Im Johannesevangelium wird im 7. Kapitel in den Versen 37-39 folgende Begebenheit berichtet:
Am letzten Tag, dem Höhepunkt des Festes, trat Jesus vor die Menschenmenge und rief laut: „Wer Durst hat, soll zu mir kommen. Und es soll trinken, wer an mich glaubt. So sagt es die Heilige Schrift: Ströme von lebendigem Wasser werden aus seinem Inneren fließen.“ Jesus bezog dies auf den Heiligen Geist. Den sollten die erhalten, die zum Glauben an ihn gekommen waren. Denn der Heilige Geist war noch nicht gekommen, weil Jesus noch nicht in seiner Herrlichkeit sichtbar war.

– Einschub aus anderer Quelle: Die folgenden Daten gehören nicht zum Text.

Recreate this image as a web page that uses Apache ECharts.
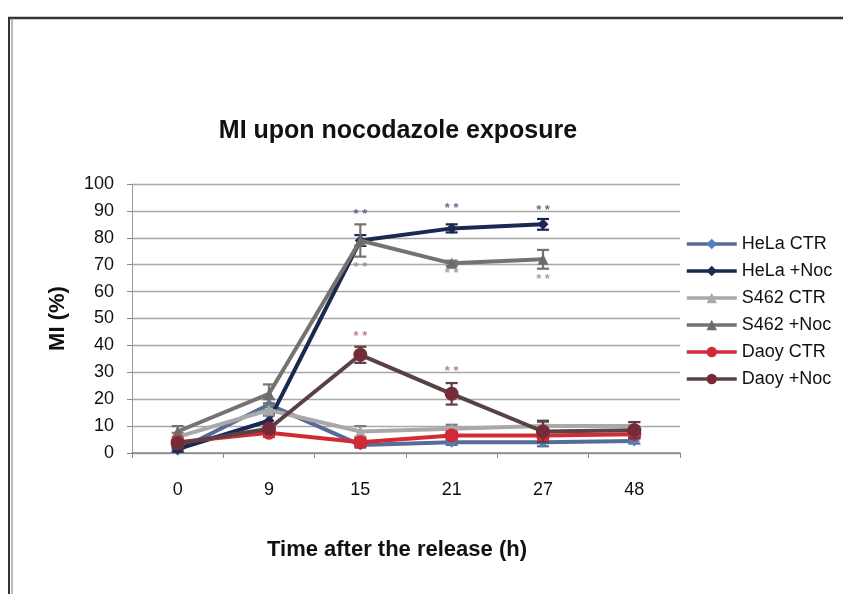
<!DOCTYPE html>
<html>
<head>
<meta charset="utf-8">
<script src="https://cdn.jsdelivr.net/npm/echarts@6/dist/echarts.min.js"></script>
<style>html,body{margin:0;padding:0;background:#fff}#c{width:843px;height:594px}</style>
</head>
<body>
<div id="c"></div>
<script>
const categories = ['0', '9', '15', '21', '27', '48'];
const yTicks = [0, 10, 20, 30, 40, 50, 60, 70, 80, 90, 100];

const seriesNames = ['HeLa CTR', 'HeLa +Noc', 'S462 CTR', 'S462 +Noc', 'Daoy CTR', 'Daoy +Noc'];
const helaCtr = [1, 18, 3, 4, 4, 4.5];
const helaNoc = [1.5, 12, 79, 83.5, 85, null];
const s462Ctr = [6, 16, 8, 9, 10, 10];
const s462Noc = [8, 22, 79, 70.5, 72, null];
const daoyCtr = [4, 7.5, 4, 6.5, 6.5, 7];
const daoyNoc = [3.5, 9, 36.5, 22, 8, 8.5];

const helaCtrErr = [0.5, 2, 1, 1, 1.5, 1];
const helaNocErr = [1, 2, 2, 1.5, 2, null];
const s462CtrErr = [1.5, 2, 2, 1.5, 1.5, 1.5];
const s462NocErr = [2, 3.5, 6, 1, 3.5, null];
const daoyCtrErr = [1, 1.5, 1.5, 1.5, 1.5, 1.5];
const daoyNocErr = [1.5, 1.5, 3, 4, 4, 3];

// significance marks: [category index, value position]
const starsHela = [[2, 88.7], [3, 91], [4, 90]];
const starsS462 = [[2, 69], [3, 66.8], [4, 64.5]];
const starsDaoy = [[2, 43.4], [3, 30.5]];

const lineColors = ['#556b98', '#1b2852', '#a9a9a9', '#76726e', '#d22b36', '#5a4244'];
const markerColors = ['#4f81bd', '#1b2852', '#a9a9a9', '#6e6b68', '#cf2a35', '#772a37'];
const symbols = ['diamond', 'diamond', 'triangle', 'triangle', 'circle', 'circle'];
const symbolSizes = [11, 11, 11, 11, 14, 14];

const values = [helaCtr, helaNoc, s462Ctr, s462Noc, daoyCtr, daoyNoc];
const errs = [helaCtrErr, helaNocErr, s462CtrErr, s462NocErr, daoyCtrErr, daoyNocErr];

function errData(v, e) {
  const out = [];
  v.forEach((val, i) => {
    if (val != null && e[i] != null) out.push([i, val - e[i], val + e[i]]);
  });
  return out;
}

function errRender(color) {
  return function (params, api) {
    const x = api.value(0);
    const lo = api.coord([x, api.value(1)]);
    const hi = api.coord([x, api.value(2)]);
    const w = 6;
    const st = { stroke: color, lineWidth: 2.2 };
    return {
      type: 'group',
      children: [
        { type: 'line', shape: { x1: lo[0], y1: lo[1], x2: hi[0], y2: hi[1] }, style: st },
        { type: 'line', shape: { x1: hi[0] - w, y1: hi[1], x2: hi[0] + w, y2: hi[1] }, style: st },
        { type: 'line', shape: { x1: lo[0] - w, y1: lo[1], x2: lo[0] + w, y2: lo[1] }, style: st }
      ]
    };
  };
}

const series = [];
values.forEach((v, k) => {
  series.push({
    name: seriesNames[k],
    type: 'line',
    data: v,
    symbol: symbols[k],
    symbolSize: symbolSizes[k],
    showSymbol: true,
    connectNulls: false,
    lineStyle: { color: lineColors[k], width: 4 },
    itemStyle: { color: markerColors[k] },
    z: 3 + k
  });
  series.push({
    type: 'custom',
    name: seriesNames[k] + ' err',
    data: errData(v, errs[k]),
    renderItem: errRender(lineColors[k] === '#a9a9a9' ? '#7a7a7a' : lineColors[k]),
    encode: { x: 0, y: [1, 2] },
    z: 3 + k,
    silent: true
  });
});

function starSeries(data, color) {
  return {
    type: 'scatter',
    data: data,
    symbolSize: 0,
    silent: true,
    label: { show: true, formatter: '* *', position: 'inside', color: color, fontSize: 13, fontWeight: 'bold', fontFamily: 'Liberation Sans' },
    z: 10
  };
}
series.push(starSeries(starsHela, '#3e4c74'));
series.push(starSeries(starsS462, '#8a8a8a'));
series.push(starSeries(starsDaoy, '#b0606a'));

const chart = echarts.init(document.getElementById('c'), null, { renderer: 'canvas' });
chart.setOption({
  animation: false,
  backgroundColor: '#fff',
  title: {
    text: 'MI upon nocodazole exposure',
    left: 393, top: 114, textAlign: 'center',
    textStyle: { fontFamily: 'Liberation Sans', fontSize: 25, fontWeight: 'bold', color: '#111' }
  },
  graphic: [
    { type: 'line', shape: { x1: 8, y1: 18, x2: 843, y2: 18 }, style: { stroke: '#333', lineWidth: 2.5 } },
    { type: 'line', shape: { x1: 9, y1: 18, x2: 9, y2: 594 }, style: { stroke: '#333', lineWidth: 2 } },
    { type: 'line', shape: { x1: 12, y1: 18, x2: 12, y2: 594 }, style: { stroke: '#777', lineWidth: 1 } }
  ],
  legend: {
    orient: 'vertical',
    left: 680, top: 230,
    itemWidth: 50, itemHeight: 13, itemGap: 9,
    data: seriesNames,
    lineStyle: { width: 3.5 },
    textStyle: { fontFamily: 'Liberation Sans', fontSize: 18, color: '#111' }
  },
  grid: { left: 132, right: 163, top: 184, bottom: 141 },
  xAxis: {
    type: 'category',
    data: categories,
    boundaryGap: true,
    name: 'Time after the release (h)',
    nameLocation: 'middle',
    nameGap: 86,
    nameTextStyle: { fontFamily: 'Liberation Sans', fontSize: 22, fontWeight: 'bold', color: '#111', padding: [0, 18, 0, 0] },
    axisLine: { lineStyle: { color: '#888', width: 1.5 } },
    axisTick: { show: true, alignWithLabel: false, length: 5, lineStyle: { color: '#888' } },
    axisLabel: { margin: 28, fontFamily: 'Liberation Sans', fontSize: 18, color: '#111' }
  },
  yAxis: {
    type: 'value',
    min: 0, max: 100, interval: 10,
    name: 'MI (%)',
    nameLocation: 'middle',
    nameGap: 63,
    nameRotate: 90,
    nameTextStyle: { fontFamily: 'Liberation Sans', fontSize: 22, fontWeight: 'bold', color: '#111' },
    axisLine: { show: true, lineStyle: { color: '#999', width: 1 } },
    axisTick: { show: true, length: 5, lineStyle: { color: '#888' } },
    axisLabel: {
      margin: 18, fontFamily: 'Liberation Sans', fontSize: 18, color: '#111',
      formatter: v => yTicks.includes(v) ? String(v) : ''
    },
    splitLine: { show: true, lineStyle: { color: '#a8a8a8', width: 1.3 } }
  },
  series: series
});
</script>
</body>
</html>
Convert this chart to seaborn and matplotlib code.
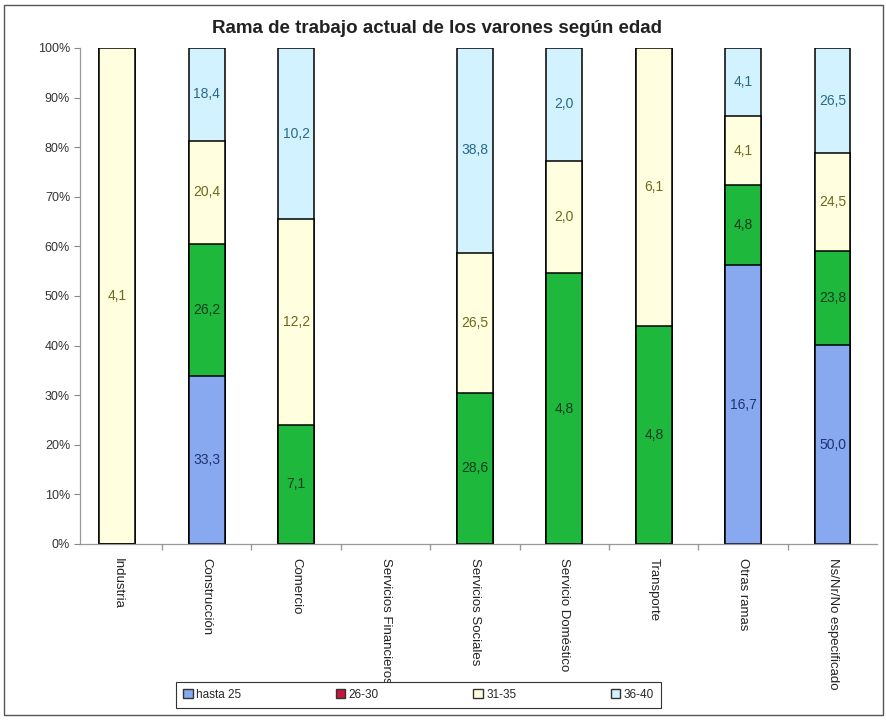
import numpy as np
import pandas as pd
import matplotlib
matplotlib.use('Agg')
import matplotlib.pyplot as plt
from matplotlib.patches import Patch, Rectangle
from matplotlib.ticker import FuncFormatter
import seaborn as sns

# ── Data (values written on the segments) ─────────────────────────────────
categories = ['Industria', 'Construcción', 'Comercio', 'Servicios Financieros',
              'Servicios Sociales', 'Servicio Doméstico', 'Transporte',
              'Otras ramas', 'Ns/Nr/No especificado']
series = ['hasta 25', '26-30', '31-35', '36-40']
hasta_25 = [0, 33.3, 0, 0, 0, 0, 0, 16.7, 50.0]
edad_26_30 = [0, 26.2, 7.1, 0, 28.6, 4.8, 4.8, 4.8, 23.8]
edad_31_35 = [4.1, 20.4, 12.2, 0, 26.5, 2.0, 6.1, 4.1, 24.5]
edad_36_40 = [0, 18.4, 10.2, 0, 38.8, 2.0, 0, 4.1, 26.5]

# ── Styling ───────────────────────────────────────────────────────────────
sns.set_theme(style='white')
plt.rcParams['font.family'] = ['Liberation Sans', 'DejaVu Sans']

BAR_COLORS = ['#88A8F0', '#1DB83C', '#FFFFE0', '#D2F2FF']
LEGEND_COLORS = ['#88A8F0', '#C8143C', '#FFFFE0', '#D2F2FF']
TEXT_COLORS = ['#1F3470', '#123C22', '#6A6A1C', '#2A6A86']

df = pd.DataFrame({'hasta 25': hasta_25, '26-30': edad_26_30,
                   '31-35': edad_31_35, '36-40': edad_36_40}, index=categories)
pct = df.div(df.sum(axis=1).replace(0, np.nan), axis=0) * 100
cum = pct.cumsum(axis=1)

fig = plt.figure(figsize=(8.87, 7.21), dpi=100)
ax = fig.add_axes([0.090, 0.2455, 0.899, 0.688])

# stacked bars: draw cumulative totals from the top layer down
for i in range(len(series) - 1, -1, -1):
    sns.barplot(x=categories, y=cum.iloc[:, i].values, order=categories,
                color=BAR_COLORS[i], saturation=1, width=0.4, errorbar=None,
                edgecolor='black', linewidth=1.1, ax=ax)

# segment labels
for i, s in enumerate(series):
    prev = cum.iloc[:, i - 1] if i > 0 else pd.Series(0, index=categories)
    for j, cat in enumerate(categories):
        v = df.loc[cat, s]
        if v > 0:
            y = prev[cat] + pct.loc[cat, s] / 2
            ax.text(j, y, f'{v:.1f}'.replace('.', ','), ha='center', va='center',
                    fontsize=10, color=TEXT_COLORS[i])

ax.set_xlim(-0.42, 8.5)
ax.set_ylim(0, 100)
ax.set_yticks(np.arange(0, 101, 10))
ax.yaxis.set_major_formatter(FuncFormatter(lambda v, p: f'{int(v)}%'))
ax.tick_params(axis='y', left=True, length=4, width=0.8, color='#888888',
               labelsize=9, labelcolor='#333333', pad=3)
ax.set_xticks(range(len(categories)))
ax.set_xticklabels(categories, rotation=270, ha='center', va='top',
                   fontsize=9.5, color='#222222')
ax.set_xticks(np.arange(0.5, 8.5, 1), minor=True)
ax.tick_params(axis='x', which='major', length=0, pad=10)
ax.tick_params(axis='x', which='minor', bottom=True, length=4, color='#999999')
for side in ['top', 'right']:
    ax.spines[side].set_visible(False)
for side in ['left', 'bottom']:
    ax.spines[side].set_color('#999999')
    ax.spines[side].set_linewidth(0.9)
ax.set_xlabel('')
ax.set_ylabel('')

fig.text(0.493, 0.961, 'Rama de trabajo actual de los varones según edad',
         ha='center', va='center', fontsize=13.5, fontweight='bold', color='#222222')

handles = [Patch(facecolor=c, edgecolor='#333333', linewidth=1) for c in LEGEND_COLORS]
leg = fig.legend(handles, series, loc='center', bbox_to_anchor=(0.472, 0.036),
                 ncol=4, fontsize=8.5, frameon=True, fancybox=False, framealpha=1,
                 handlelength=0.8, handleheight=0.8, handletextpad=0.3,
                 columnspacing=8.0, borderpad=0.6)
leg.get_frame().set_edgecolor('#333333')
leg.get_frame().set_linewidth(0.8)
leg.set_zorder(10)

fig.add_artist(Rectangle((0.005, 0.008), 0.99, 0.985, transform=fig.transFigure,
                         fill=False, edgecolor='#555555', linewidth=1.0))

fig.savefig('out.png', dpi=100)
plt.close()
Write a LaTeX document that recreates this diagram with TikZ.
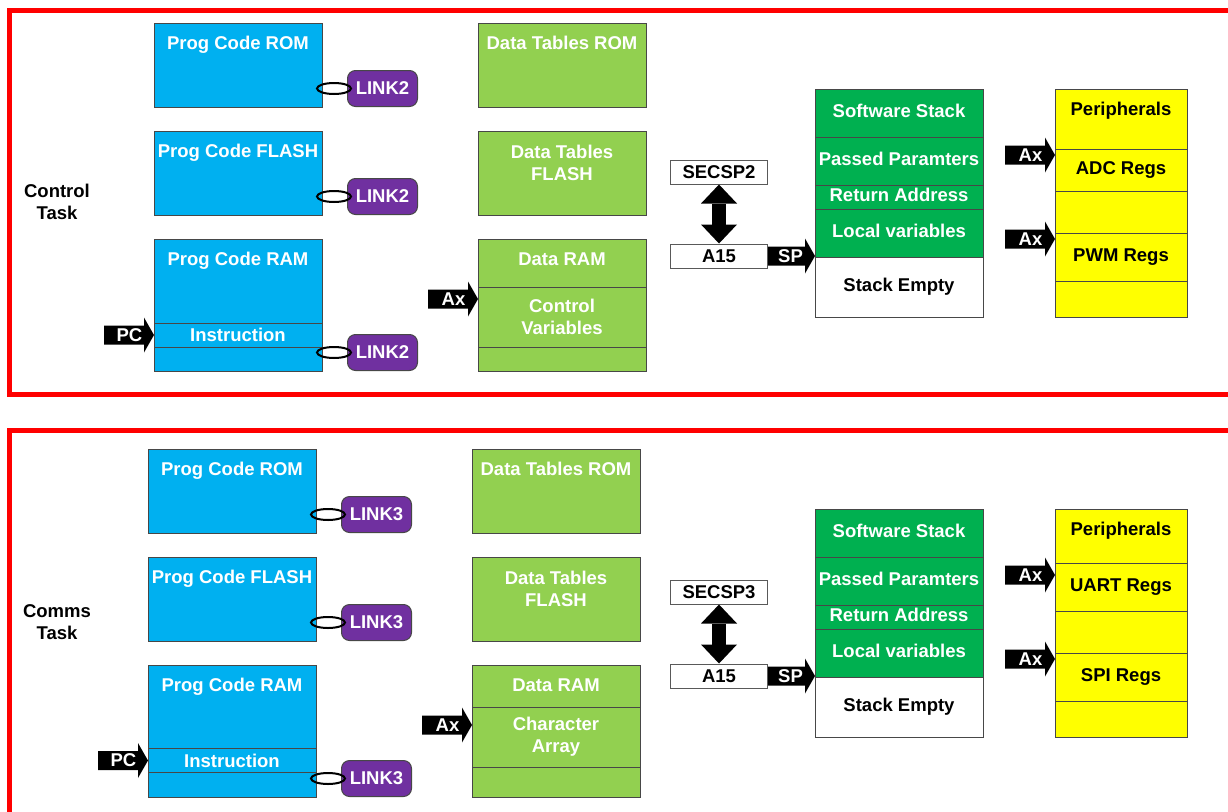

(Übersetzung der Basisbibel)
Wir beten:
Guter Gott,
da wohnt eine Sehnsucht in uns nach einem guten und erfüllten Leben.
Leben wünschen wir uns. Leben in Würde, Qualität und Fülle.
Abwarten fällt uns oft schwer.
Schwierige und unsichere Monate haben wir hinter uns.
Wir haben erlebt, wie bedroht das Leben/unser Leben sein kann.
Schenke du sichere Zeiten.
Wirke du auch mit deinem guten Geist Qualität des Lebens.
Sensibilisiere uns für Schutz und Freiheit unserer Mitmenschen.
Schenke uns das, was wir brauchen, heute und alle Tage unseres Lebens.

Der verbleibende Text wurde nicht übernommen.